---------- Supplied information ----------

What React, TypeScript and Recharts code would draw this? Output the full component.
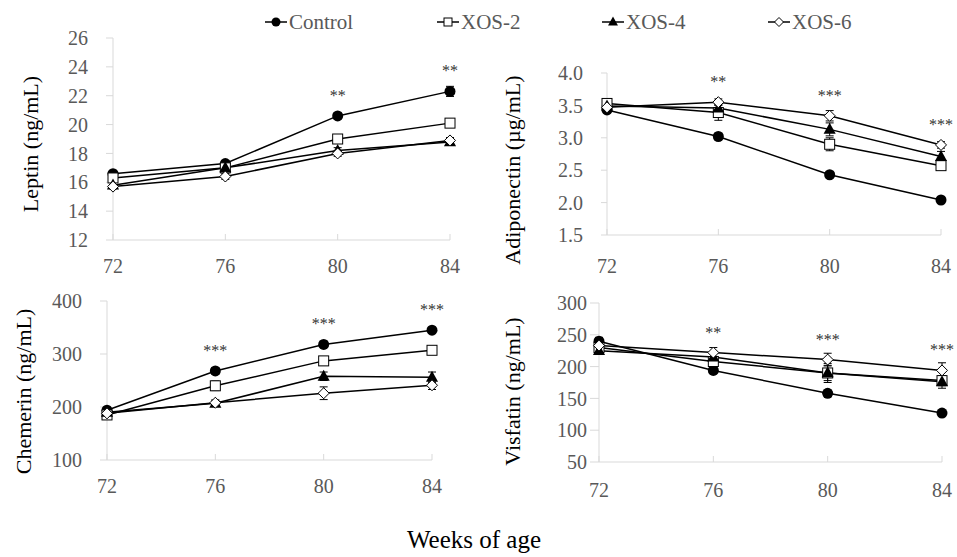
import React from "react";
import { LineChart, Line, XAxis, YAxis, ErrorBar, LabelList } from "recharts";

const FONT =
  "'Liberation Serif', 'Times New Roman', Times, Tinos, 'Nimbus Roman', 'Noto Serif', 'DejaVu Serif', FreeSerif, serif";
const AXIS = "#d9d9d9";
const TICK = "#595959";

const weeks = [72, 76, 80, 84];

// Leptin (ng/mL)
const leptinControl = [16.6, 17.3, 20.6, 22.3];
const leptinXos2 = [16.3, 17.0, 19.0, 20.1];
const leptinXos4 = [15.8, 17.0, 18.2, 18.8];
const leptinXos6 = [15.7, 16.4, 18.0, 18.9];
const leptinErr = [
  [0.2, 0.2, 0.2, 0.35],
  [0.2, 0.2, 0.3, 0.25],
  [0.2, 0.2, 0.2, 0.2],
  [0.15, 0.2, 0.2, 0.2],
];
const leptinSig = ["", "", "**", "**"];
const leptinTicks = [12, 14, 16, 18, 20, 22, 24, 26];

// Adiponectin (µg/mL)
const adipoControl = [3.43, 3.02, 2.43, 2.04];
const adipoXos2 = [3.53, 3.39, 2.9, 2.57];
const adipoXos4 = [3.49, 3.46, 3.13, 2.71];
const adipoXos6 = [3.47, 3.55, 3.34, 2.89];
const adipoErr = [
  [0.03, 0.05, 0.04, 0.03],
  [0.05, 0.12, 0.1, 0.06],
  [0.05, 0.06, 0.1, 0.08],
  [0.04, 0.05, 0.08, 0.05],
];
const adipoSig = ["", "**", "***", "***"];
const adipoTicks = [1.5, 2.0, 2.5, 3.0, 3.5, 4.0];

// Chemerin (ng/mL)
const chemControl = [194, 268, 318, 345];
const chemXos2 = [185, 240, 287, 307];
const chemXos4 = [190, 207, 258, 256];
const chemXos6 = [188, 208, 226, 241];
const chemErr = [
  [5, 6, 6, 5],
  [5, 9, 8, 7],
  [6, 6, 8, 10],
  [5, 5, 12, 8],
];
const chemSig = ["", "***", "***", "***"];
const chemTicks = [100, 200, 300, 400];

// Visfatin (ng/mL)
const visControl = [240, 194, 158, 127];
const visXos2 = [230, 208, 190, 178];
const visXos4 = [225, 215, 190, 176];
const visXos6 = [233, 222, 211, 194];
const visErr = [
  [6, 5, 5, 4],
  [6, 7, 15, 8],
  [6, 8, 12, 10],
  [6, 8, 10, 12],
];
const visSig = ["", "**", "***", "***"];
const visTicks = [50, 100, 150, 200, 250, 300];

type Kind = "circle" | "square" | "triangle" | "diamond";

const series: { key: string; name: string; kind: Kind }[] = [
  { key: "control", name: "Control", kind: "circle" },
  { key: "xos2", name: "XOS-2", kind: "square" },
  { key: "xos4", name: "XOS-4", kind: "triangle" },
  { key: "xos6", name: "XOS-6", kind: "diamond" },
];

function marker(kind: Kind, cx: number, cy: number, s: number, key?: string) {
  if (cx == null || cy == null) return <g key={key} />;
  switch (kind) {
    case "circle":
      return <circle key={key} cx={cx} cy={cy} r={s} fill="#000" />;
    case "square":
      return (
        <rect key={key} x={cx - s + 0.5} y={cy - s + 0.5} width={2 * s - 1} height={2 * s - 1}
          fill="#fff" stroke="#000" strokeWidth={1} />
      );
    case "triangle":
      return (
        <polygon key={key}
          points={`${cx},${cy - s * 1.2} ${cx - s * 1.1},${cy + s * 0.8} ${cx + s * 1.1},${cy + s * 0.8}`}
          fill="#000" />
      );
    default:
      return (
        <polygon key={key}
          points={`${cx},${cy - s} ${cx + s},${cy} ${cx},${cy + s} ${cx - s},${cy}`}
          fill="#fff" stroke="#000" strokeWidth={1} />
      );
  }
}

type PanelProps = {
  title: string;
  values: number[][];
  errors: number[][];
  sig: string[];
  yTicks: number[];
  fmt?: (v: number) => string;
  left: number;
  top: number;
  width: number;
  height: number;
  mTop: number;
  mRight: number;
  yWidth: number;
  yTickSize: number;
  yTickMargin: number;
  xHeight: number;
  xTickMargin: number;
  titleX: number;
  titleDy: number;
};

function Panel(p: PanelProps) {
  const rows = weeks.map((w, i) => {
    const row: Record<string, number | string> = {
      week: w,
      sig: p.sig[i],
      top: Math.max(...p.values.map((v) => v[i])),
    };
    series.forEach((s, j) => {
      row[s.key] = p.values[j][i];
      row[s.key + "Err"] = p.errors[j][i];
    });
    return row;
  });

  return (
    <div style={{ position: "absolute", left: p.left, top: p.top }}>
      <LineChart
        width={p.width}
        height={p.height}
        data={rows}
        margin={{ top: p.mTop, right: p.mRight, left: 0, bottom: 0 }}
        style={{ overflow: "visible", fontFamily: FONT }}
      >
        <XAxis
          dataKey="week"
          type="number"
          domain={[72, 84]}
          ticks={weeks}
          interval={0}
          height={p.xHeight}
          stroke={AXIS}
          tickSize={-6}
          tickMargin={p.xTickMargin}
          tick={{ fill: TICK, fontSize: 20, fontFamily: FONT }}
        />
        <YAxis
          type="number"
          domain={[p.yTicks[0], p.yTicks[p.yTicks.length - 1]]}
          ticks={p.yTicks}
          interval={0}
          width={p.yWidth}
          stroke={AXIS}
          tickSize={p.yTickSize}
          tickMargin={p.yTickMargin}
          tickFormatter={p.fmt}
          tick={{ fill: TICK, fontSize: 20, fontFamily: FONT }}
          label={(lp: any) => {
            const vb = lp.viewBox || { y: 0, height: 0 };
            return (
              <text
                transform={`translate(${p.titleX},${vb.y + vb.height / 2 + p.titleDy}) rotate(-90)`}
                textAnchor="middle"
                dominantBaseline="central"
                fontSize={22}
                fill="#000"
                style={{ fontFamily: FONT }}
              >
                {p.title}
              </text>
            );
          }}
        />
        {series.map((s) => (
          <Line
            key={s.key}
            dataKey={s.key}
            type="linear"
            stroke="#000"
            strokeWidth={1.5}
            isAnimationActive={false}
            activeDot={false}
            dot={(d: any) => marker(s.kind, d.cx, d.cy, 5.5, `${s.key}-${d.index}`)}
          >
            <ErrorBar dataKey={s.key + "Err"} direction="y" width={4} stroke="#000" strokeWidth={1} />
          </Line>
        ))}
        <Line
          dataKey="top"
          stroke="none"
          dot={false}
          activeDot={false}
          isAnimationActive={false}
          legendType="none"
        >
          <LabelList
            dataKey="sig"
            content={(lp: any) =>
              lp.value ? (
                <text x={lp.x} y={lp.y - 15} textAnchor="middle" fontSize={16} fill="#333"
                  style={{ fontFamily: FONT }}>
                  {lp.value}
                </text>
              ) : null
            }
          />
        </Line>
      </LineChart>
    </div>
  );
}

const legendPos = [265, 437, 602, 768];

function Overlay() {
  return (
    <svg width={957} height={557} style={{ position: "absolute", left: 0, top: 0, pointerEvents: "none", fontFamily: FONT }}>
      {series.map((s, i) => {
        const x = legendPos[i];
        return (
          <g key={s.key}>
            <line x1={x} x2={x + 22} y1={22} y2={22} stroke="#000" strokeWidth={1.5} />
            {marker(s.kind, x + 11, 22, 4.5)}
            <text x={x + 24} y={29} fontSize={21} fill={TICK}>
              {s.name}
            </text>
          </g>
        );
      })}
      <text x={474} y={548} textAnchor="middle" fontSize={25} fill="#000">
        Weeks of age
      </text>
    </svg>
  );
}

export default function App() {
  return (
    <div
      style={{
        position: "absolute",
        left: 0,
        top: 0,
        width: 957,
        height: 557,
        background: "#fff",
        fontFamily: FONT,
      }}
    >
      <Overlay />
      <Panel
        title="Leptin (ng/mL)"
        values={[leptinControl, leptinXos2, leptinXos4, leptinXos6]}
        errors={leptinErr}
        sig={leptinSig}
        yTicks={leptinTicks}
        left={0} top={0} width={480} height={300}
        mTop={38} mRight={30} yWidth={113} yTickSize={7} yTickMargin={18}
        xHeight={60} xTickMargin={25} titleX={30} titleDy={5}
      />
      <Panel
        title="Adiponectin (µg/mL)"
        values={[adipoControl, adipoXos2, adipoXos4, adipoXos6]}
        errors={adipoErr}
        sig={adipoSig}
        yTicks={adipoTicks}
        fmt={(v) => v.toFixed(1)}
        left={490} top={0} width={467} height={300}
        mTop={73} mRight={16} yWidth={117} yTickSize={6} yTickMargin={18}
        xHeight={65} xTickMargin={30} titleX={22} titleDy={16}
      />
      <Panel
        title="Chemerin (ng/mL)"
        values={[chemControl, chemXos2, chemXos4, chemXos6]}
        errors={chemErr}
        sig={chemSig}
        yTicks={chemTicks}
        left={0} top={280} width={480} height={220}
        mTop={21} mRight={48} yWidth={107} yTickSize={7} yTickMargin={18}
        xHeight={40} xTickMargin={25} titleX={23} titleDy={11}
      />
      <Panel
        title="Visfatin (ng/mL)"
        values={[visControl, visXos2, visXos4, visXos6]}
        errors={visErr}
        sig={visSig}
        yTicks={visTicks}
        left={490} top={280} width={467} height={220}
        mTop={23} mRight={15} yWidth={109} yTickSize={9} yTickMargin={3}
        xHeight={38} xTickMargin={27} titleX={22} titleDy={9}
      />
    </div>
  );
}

----------

> Goal
Gather each line that holds "React".

> Result for this task
What React, TypeScript and Recharts code would draw this? Output the full component.
import React from "react";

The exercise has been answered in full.